Dollar$ acknowledges that buying security is a necessary expenditure, but Dollar$ points out that while the military consumes goods and service, it does not create either. There is no economic ROI for military expenditure.
We see nations that spend 100 percent of their GDP on the military—Darfur, Angola, Nigeria—cursed nations where bandits eat and all else starve. These places do not want for natural resources: they have no economic infrastructure that creates ROI.

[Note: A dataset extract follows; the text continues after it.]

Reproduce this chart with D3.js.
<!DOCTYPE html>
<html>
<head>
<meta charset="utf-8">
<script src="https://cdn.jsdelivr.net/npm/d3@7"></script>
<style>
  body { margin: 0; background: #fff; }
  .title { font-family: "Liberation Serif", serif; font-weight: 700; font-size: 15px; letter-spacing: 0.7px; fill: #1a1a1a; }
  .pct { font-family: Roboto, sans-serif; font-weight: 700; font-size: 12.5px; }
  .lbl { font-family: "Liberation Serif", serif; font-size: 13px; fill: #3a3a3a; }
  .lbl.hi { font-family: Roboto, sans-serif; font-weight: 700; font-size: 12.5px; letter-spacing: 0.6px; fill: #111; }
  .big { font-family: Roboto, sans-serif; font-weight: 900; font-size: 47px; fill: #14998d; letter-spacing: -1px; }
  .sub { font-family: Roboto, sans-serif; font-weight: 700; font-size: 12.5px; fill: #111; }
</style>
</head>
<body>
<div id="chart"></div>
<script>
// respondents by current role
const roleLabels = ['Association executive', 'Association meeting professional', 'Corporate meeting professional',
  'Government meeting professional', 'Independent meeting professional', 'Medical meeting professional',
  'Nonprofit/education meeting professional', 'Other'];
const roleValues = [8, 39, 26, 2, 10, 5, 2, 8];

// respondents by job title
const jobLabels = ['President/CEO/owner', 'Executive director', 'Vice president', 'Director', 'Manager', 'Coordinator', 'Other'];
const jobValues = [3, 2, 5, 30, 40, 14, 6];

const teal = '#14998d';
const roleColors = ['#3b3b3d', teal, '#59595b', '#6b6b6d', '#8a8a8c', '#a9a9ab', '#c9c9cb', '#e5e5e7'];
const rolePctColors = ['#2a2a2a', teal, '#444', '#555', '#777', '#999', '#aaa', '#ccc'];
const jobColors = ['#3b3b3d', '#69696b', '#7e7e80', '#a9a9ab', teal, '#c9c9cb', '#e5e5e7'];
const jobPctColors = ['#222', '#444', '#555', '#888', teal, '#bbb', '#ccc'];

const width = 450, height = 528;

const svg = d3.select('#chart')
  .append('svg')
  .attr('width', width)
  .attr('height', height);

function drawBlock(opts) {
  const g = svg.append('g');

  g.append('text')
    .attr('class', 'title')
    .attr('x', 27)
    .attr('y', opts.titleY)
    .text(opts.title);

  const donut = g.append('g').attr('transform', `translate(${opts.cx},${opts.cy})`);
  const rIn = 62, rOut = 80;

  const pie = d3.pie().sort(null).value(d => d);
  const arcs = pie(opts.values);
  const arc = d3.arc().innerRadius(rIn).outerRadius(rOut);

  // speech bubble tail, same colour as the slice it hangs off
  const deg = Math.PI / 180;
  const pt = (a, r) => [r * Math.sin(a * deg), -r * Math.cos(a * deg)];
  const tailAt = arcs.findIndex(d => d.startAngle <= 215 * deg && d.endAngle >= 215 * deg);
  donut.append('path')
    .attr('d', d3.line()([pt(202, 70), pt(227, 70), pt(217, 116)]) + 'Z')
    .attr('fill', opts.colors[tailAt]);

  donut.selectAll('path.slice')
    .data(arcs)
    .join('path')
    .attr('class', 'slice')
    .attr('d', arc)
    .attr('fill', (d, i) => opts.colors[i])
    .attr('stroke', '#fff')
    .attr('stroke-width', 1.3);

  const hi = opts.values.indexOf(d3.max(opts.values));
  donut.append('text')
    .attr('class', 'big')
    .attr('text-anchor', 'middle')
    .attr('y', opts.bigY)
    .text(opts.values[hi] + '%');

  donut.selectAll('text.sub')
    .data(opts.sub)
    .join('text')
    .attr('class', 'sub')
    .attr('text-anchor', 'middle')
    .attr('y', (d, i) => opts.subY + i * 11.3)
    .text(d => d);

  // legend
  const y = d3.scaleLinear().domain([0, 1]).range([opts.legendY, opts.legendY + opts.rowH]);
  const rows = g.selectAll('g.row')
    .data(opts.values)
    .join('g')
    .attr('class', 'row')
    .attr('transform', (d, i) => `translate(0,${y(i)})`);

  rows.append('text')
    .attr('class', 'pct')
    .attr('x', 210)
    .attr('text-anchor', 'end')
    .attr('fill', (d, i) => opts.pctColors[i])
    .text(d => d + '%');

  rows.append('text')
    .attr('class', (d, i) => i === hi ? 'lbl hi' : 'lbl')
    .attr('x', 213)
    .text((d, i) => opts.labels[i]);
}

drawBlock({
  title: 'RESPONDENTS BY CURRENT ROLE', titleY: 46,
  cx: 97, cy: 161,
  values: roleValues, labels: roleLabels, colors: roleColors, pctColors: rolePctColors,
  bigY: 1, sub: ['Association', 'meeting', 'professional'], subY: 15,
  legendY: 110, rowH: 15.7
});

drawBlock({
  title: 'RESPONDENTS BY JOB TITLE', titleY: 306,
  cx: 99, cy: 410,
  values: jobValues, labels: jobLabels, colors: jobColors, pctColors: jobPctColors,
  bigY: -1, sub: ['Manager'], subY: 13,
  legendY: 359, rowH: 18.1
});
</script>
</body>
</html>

In Weimar Germany, when the Depression began, the country could no longer afford the debt service of reparations for World War I. The government printed money. Famously, workers demanded their pay on a daily basis, in cash, the better to run to markets to buy goods that would be far more expensive in a day. No one was working any harder; technology had not spurred innovation for new products or services. The price of bread soared, people were frightened. The government collapsed. Germany turned to a savior, Hitler.

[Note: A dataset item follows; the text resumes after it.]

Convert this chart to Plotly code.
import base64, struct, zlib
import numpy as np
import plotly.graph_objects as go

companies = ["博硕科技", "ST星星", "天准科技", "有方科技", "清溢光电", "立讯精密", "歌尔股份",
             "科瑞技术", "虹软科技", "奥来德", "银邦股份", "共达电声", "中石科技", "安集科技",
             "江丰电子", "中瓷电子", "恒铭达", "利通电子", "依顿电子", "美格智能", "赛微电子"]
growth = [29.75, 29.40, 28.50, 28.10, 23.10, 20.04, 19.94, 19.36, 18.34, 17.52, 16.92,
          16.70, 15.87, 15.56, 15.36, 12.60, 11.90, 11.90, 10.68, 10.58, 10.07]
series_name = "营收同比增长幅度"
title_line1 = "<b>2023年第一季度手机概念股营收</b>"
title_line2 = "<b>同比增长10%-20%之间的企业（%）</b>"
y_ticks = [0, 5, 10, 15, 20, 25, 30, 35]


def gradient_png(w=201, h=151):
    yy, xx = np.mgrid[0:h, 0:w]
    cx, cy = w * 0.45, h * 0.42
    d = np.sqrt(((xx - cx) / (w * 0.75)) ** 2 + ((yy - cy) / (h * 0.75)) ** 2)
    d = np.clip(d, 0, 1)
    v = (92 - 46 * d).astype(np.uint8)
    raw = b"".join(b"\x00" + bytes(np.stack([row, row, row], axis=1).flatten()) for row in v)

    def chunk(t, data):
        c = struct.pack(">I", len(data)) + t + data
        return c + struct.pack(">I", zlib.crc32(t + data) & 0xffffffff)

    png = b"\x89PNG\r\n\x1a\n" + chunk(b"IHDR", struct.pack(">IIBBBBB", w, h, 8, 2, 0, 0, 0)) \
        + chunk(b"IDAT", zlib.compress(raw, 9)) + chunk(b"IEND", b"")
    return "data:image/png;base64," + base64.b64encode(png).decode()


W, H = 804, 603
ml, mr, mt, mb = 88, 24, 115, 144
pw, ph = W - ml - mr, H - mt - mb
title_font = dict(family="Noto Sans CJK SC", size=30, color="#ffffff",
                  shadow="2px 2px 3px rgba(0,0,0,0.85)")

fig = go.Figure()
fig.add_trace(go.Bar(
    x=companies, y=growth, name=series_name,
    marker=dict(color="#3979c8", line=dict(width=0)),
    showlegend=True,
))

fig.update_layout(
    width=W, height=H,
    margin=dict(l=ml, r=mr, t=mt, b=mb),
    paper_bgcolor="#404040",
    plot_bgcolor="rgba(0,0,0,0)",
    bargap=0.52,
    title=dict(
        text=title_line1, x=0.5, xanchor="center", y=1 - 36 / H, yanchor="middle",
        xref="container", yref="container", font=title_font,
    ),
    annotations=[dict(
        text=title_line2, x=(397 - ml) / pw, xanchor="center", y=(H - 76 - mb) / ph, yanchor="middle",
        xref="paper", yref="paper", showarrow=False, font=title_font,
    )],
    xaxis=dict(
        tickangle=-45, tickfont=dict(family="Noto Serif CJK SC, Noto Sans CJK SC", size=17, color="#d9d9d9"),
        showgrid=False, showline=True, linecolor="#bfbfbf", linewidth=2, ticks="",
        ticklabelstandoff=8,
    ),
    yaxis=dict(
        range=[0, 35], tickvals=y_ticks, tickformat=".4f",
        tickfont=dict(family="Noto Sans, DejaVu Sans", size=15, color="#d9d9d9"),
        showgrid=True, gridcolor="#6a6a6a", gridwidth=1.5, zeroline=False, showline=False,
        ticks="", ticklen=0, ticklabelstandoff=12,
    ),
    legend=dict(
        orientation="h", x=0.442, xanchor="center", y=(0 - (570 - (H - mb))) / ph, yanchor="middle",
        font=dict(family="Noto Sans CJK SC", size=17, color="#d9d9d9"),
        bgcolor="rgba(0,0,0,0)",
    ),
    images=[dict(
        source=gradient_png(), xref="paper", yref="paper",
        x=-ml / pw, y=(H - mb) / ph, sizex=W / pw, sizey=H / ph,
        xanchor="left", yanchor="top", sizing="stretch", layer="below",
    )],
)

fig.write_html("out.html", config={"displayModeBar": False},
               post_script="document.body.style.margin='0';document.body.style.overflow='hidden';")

The Soviet Union competed militarily with the United States after World War II in the Cold War. Surrogate hot wars were fought in Korea and Vietnam, but the main event was the ongoing arms race, really an economic tussle. Every military initiative had to be matched, equaled and then excelled by the antagonists. Missile gaps, nuclear warhead gaps, submarine gaps. The world watched two countries create and then maintain the balance of terror. When the Soviet Union’s foreign adventure in Afghanistan met unexpected resistance and the cost of that war soared in human and economic terms, the home population that for so long had done without creature comforts such as denim jeans and good scotch rebelled; the country collapsed into anarchy. Chechnya is in revolt. Putin is reinstating the police state—and in the US we never enjoyed any “peace bonus” because we never let up on our expenditures; our Republican leadership found us wars to fight. If there were no weapons of mass destruction, bomb shepherds to export democracy.


We do NOT need to fund:
• troubled financial firms that only buy less troubled firms to strengthen their balance sheets and then need to fire extraneous works as a matter of “efficiency”;
• troubled financial firms that buy small financial firms so that the acquiring firm qualifies for bailout money, the welfare to the rich;
• the US auto industry’s horrendous mismanagement. Jobs won’t be lost—if Toyota and Honda and Volkswagen gain the market share GM once had, they will have to hire workers to meet the demand. Let’s not save Rick Wagoner’s arrogant, sorry ass;
• two foreign adventures. Though Mr, Obama has pledged to end Georgie’s War on Shepherds in Iraq, our only goal in Afghanistan is to find and kill Bin Laden.
Where the hell is James Bond when we need him?

  1. world war II created enough jobs in america too end the depression, or take part in ending the depression anyway. The Iraq war has brought billions to the Carlyle group and Bechtel, but the money doesn’t go back into the US economy, it goes to CEOs. Now the US is 10 trillion in debt. Afghanistan is slipping away to the Taliban who control wide areas and key roads. So if we kill bin laden and leave we leave a friend of al Qaida in power in Afghanistan… better learn from the Russians before its too late.